Start

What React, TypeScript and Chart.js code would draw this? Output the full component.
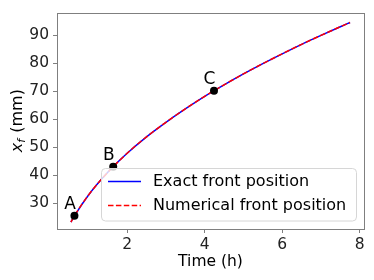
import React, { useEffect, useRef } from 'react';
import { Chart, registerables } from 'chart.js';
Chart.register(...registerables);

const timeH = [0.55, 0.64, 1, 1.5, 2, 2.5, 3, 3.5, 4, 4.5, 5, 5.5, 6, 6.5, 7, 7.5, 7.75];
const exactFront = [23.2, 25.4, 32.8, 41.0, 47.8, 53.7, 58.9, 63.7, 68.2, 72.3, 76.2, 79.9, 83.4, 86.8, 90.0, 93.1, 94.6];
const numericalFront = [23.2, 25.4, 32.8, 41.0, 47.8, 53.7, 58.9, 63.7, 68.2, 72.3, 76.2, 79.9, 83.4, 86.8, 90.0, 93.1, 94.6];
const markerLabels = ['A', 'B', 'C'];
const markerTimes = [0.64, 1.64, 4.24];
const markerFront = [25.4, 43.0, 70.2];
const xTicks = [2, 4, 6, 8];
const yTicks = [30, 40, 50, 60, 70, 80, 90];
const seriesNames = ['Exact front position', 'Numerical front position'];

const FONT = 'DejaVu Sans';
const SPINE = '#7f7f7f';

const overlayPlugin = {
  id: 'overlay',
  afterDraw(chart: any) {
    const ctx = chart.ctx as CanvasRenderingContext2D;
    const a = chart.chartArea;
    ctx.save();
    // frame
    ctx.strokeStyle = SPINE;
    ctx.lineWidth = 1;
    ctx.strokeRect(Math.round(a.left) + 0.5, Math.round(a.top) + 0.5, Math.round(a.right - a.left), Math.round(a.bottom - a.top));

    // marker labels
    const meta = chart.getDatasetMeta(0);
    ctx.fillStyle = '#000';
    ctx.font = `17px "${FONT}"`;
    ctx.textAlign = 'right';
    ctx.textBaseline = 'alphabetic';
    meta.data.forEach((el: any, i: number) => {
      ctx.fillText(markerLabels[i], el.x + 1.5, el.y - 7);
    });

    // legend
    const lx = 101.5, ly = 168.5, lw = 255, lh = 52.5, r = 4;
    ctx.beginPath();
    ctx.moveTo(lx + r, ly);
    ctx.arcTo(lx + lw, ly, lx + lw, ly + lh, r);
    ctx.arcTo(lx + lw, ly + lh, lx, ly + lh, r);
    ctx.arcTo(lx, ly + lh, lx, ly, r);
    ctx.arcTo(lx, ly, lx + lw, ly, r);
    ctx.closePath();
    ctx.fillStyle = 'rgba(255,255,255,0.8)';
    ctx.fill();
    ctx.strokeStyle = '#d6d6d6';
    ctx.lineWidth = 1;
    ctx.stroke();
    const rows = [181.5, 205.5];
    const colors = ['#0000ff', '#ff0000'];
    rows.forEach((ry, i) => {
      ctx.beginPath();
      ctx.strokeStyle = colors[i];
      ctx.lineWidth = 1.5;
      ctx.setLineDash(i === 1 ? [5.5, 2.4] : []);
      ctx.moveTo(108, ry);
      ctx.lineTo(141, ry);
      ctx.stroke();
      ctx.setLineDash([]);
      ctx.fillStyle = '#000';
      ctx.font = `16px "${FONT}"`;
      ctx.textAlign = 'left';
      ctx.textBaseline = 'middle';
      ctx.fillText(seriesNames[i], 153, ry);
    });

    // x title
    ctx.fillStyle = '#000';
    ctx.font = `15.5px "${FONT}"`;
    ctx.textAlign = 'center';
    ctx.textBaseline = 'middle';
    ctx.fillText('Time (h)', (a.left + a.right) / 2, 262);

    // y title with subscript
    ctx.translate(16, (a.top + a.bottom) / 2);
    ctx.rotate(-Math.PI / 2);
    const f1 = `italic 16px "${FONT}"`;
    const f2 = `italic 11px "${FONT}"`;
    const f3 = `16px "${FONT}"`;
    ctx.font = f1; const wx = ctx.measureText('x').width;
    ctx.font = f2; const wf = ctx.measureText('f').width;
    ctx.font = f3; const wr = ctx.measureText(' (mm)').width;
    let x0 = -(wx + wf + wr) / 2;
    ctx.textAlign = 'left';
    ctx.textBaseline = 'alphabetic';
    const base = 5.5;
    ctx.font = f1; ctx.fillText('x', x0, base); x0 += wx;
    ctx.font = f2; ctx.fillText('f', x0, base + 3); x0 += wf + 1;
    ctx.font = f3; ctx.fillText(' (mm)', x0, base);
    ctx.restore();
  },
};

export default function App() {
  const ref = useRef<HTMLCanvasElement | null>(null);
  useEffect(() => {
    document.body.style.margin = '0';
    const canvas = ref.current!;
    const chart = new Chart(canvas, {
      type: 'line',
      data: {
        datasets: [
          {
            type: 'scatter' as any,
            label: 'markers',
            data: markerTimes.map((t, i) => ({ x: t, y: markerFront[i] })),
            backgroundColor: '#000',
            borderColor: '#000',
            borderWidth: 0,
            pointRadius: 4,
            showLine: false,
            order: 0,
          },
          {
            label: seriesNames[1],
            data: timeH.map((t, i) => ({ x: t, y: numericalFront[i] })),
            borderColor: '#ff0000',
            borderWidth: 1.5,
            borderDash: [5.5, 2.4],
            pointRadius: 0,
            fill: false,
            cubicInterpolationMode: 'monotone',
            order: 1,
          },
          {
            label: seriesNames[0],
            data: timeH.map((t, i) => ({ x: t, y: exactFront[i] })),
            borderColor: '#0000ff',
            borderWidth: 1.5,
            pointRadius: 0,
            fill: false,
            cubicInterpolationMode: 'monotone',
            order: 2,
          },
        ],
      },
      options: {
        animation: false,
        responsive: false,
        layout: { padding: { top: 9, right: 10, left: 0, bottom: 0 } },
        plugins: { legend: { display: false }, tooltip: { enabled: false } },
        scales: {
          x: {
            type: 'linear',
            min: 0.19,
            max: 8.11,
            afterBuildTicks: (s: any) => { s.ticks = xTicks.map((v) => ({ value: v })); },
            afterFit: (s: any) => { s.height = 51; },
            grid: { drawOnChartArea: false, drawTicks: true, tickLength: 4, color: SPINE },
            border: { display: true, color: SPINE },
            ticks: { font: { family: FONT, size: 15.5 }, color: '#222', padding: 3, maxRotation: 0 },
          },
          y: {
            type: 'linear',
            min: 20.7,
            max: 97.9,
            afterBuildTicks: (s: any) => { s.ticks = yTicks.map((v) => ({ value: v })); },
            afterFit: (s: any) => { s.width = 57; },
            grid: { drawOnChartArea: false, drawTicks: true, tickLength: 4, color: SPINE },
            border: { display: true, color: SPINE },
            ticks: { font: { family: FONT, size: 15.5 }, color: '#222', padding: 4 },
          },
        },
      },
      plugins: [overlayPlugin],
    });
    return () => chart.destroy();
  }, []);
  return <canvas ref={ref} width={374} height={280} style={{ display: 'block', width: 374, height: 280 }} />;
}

End

## Task directions:
Print, exactly as written, the lines above from the first one to the one containing "Chart.register(...registerables);". Leave out pictures.

## Written reply:
What React, TypeScript and Chart.js code would draw this? Output the full component.
import React, { useEffect, useRef } from 'react';
import { Chart, registerables } from 'chart.js';
Chart.register(...registerables);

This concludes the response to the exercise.